Records provided =>
========================================

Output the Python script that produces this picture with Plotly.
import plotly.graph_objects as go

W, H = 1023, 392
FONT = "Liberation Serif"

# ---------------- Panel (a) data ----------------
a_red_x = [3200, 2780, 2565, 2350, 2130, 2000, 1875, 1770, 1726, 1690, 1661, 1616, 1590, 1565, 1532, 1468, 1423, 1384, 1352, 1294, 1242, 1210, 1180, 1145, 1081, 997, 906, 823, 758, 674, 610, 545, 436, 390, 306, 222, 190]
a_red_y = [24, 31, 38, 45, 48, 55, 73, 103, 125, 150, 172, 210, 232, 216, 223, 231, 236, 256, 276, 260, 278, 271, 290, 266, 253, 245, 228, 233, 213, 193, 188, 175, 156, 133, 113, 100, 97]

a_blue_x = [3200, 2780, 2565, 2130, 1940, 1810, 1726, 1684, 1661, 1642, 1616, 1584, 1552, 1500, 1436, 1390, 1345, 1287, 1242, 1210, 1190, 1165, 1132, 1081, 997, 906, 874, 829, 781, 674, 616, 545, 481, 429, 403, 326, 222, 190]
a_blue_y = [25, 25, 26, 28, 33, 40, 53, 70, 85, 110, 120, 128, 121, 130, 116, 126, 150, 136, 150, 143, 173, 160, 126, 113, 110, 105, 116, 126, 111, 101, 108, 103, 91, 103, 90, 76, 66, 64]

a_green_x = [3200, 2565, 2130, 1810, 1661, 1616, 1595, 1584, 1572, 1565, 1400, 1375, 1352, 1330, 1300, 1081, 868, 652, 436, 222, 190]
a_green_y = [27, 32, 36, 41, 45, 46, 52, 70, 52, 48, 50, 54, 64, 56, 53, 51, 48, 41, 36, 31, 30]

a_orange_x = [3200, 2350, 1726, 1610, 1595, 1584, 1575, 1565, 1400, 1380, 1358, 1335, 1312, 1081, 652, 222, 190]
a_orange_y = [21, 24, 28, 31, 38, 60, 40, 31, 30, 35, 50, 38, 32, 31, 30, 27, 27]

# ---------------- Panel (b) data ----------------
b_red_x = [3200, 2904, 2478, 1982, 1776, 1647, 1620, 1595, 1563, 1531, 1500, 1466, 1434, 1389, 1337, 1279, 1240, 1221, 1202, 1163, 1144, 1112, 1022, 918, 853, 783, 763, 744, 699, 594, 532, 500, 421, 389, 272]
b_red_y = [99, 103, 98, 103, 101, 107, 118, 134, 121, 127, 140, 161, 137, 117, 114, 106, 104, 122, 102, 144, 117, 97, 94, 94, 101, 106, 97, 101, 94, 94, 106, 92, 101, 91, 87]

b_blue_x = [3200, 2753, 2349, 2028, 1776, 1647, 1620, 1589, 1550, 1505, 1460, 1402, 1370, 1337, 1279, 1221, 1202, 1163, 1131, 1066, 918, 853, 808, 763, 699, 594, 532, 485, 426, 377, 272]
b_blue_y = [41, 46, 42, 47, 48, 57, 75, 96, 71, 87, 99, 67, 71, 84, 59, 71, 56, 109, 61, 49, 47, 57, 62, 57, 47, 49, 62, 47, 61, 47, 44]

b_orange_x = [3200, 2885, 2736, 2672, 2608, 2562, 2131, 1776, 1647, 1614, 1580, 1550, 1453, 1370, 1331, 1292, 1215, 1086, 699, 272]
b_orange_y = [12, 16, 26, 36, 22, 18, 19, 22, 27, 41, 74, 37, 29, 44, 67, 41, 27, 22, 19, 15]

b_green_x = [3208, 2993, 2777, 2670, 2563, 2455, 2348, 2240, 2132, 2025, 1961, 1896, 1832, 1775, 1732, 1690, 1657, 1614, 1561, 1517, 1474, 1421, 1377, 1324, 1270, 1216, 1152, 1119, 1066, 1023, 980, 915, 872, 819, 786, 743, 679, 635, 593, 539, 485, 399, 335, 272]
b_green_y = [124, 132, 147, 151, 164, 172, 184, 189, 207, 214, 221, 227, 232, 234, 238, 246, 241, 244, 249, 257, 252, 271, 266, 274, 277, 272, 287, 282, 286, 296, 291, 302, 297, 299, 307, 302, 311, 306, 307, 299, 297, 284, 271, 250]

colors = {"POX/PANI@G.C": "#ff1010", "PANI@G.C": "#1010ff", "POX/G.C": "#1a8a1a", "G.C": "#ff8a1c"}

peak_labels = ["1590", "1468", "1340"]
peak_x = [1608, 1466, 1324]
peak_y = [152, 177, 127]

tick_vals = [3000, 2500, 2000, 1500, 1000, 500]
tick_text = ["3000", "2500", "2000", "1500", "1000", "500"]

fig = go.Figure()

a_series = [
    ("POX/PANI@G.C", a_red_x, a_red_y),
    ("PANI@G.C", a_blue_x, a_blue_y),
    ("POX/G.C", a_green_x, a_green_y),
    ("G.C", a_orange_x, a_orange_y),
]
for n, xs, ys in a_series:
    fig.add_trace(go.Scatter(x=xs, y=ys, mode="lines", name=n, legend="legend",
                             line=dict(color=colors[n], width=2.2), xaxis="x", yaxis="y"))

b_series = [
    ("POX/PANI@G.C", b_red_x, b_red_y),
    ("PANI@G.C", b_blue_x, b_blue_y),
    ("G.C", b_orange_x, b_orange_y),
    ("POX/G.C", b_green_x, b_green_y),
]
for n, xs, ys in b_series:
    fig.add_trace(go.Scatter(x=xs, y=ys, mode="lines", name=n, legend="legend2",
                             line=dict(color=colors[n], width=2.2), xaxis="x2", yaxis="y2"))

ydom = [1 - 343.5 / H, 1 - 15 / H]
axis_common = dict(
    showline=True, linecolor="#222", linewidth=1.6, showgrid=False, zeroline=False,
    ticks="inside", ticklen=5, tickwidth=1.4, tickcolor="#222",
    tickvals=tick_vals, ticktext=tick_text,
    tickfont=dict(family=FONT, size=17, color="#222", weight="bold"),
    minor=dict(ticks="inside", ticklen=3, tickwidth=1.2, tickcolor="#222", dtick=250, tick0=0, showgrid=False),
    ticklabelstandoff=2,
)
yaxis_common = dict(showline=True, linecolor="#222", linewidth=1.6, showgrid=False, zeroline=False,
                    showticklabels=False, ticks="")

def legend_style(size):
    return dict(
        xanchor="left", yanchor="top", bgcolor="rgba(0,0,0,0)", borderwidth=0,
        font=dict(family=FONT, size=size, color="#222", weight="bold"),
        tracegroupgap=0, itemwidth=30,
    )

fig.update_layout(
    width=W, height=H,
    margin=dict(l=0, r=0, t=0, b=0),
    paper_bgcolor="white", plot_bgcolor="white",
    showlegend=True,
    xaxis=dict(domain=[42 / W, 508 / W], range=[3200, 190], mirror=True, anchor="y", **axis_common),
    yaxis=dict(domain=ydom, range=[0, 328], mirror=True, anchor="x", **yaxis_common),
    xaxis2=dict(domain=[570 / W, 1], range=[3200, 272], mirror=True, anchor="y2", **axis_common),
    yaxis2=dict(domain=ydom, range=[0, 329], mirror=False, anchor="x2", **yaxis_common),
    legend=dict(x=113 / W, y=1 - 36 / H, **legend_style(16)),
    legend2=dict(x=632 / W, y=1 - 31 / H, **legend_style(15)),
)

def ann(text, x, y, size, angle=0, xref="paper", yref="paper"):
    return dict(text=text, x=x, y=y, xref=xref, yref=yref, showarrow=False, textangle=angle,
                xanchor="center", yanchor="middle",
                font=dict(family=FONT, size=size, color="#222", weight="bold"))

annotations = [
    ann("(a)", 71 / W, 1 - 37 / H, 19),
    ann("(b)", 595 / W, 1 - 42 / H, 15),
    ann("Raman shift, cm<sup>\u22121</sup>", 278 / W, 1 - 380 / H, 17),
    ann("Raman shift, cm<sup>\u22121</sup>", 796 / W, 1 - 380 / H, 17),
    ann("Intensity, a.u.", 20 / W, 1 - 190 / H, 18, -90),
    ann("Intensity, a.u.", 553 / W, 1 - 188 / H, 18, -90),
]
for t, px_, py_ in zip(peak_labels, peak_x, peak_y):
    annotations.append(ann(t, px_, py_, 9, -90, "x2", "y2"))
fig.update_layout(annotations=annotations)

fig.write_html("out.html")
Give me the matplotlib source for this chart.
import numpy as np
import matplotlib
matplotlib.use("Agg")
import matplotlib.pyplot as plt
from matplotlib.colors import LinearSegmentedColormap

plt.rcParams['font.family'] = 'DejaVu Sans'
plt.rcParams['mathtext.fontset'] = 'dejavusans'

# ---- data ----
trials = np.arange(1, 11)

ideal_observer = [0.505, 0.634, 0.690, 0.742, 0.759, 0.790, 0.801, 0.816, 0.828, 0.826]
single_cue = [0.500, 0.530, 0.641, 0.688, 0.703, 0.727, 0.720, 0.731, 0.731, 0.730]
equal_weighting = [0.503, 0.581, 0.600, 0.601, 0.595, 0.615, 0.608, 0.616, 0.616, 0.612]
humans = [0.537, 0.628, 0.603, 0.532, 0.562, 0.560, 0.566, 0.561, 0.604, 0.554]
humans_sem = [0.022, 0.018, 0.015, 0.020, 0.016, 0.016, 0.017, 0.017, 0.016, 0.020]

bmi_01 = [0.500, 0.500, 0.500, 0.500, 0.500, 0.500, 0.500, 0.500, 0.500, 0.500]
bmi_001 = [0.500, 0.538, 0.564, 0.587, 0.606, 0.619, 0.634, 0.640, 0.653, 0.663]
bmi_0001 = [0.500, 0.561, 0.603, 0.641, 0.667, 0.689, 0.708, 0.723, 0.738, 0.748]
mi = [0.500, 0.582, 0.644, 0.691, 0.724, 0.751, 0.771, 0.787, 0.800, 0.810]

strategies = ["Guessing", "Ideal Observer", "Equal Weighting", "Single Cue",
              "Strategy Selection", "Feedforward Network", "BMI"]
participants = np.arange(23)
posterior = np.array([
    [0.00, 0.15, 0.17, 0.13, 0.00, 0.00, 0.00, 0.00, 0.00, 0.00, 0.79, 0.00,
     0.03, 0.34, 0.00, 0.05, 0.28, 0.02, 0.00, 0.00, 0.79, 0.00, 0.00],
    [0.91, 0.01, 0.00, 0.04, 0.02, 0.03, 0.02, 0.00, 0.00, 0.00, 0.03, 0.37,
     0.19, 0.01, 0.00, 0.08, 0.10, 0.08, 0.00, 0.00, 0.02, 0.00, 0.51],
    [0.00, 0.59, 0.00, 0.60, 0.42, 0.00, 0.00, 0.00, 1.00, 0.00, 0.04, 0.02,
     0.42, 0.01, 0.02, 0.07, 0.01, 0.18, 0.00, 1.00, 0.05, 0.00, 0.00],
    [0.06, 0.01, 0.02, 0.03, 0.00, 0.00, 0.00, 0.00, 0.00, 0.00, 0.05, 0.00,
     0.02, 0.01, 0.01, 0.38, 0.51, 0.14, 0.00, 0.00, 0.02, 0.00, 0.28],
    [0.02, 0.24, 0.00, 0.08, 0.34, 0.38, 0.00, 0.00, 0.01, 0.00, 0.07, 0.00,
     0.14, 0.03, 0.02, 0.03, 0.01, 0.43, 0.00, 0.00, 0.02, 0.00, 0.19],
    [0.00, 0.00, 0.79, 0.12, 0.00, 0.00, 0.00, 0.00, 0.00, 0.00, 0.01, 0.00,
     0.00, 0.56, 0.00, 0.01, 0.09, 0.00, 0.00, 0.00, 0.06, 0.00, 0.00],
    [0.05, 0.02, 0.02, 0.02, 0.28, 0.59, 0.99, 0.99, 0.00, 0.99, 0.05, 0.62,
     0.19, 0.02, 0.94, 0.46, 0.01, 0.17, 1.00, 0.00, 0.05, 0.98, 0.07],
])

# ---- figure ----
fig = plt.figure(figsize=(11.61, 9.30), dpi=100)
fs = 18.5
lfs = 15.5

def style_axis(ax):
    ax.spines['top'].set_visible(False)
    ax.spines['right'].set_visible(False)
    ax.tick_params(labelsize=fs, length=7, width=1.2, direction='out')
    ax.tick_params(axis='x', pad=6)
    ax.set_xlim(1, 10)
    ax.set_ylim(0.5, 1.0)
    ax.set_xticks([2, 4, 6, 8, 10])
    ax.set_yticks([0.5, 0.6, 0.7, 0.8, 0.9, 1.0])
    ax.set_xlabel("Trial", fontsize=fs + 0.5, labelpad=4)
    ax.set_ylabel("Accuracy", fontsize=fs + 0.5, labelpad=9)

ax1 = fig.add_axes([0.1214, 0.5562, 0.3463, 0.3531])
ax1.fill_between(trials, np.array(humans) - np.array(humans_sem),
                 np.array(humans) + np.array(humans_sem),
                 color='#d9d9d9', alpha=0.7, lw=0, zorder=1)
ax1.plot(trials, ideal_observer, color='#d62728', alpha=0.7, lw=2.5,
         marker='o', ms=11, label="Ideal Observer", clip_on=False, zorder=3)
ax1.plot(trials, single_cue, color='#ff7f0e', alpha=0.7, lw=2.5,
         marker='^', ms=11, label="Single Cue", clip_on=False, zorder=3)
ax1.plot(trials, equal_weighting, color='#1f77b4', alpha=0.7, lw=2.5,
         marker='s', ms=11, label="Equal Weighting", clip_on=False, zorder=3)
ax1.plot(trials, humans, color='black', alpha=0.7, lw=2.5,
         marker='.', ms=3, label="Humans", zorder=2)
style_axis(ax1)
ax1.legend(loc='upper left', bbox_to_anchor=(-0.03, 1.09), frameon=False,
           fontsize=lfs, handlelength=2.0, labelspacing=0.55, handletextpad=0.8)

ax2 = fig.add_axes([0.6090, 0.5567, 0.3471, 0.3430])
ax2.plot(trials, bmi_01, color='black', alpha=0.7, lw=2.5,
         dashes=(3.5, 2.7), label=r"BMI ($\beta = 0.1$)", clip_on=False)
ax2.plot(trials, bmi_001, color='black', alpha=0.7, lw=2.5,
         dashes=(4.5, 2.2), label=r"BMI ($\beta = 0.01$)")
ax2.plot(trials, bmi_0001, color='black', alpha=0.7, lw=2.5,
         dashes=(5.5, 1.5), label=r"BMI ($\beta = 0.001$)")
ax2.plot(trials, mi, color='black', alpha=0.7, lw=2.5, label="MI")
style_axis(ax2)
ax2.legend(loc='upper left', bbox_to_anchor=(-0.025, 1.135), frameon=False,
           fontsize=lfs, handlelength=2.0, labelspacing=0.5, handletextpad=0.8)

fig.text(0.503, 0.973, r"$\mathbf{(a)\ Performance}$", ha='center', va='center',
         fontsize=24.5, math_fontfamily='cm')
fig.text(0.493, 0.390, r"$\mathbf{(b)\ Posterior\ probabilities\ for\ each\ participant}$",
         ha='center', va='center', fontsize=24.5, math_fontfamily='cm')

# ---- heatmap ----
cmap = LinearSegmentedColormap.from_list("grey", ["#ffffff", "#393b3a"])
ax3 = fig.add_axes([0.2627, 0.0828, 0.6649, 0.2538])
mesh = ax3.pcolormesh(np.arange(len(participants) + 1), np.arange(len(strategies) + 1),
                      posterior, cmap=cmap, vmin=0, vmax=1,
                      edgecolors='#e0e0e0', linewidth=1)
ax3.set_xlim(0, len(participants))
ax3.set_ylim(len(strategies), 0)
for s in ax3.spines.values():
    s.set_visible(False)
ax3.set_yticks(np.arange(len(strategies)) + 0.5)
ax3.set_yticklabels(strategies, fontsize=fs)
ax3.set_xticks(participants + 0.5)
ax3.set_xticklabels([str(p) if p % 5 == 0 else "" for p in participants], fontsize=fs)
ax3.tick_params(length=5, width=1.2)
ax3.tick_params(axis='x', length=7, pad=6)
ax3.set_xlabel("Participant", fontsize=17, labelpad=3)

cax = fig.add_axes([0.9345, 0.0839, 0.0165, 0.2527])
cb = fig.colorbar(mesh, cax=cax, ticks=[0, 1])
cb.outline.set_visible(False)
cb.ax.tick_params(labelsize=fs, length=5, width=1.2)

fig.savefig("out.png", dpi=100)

========================================

Above are some lines. Repeat exactly, and only, those from the line that has "Give me the matplotlib source for this chart." through the line that has "trials = np.arange(1, 11)".

The response =>
Give me the matplotlib source for this chart.
import numpy as np
import matplotlib
matplotlib.use("Agg")
import matplotlib.pyplot as plt
from matplotlib.colors import LinearSegmentedColormap

plt.rcParams['font.family'] = 'DejaVu Sans'
plt.rcParams['mathtext.fontset'] = 'dejavusans'

# ---- data ----
trials = np.arange(1, 11)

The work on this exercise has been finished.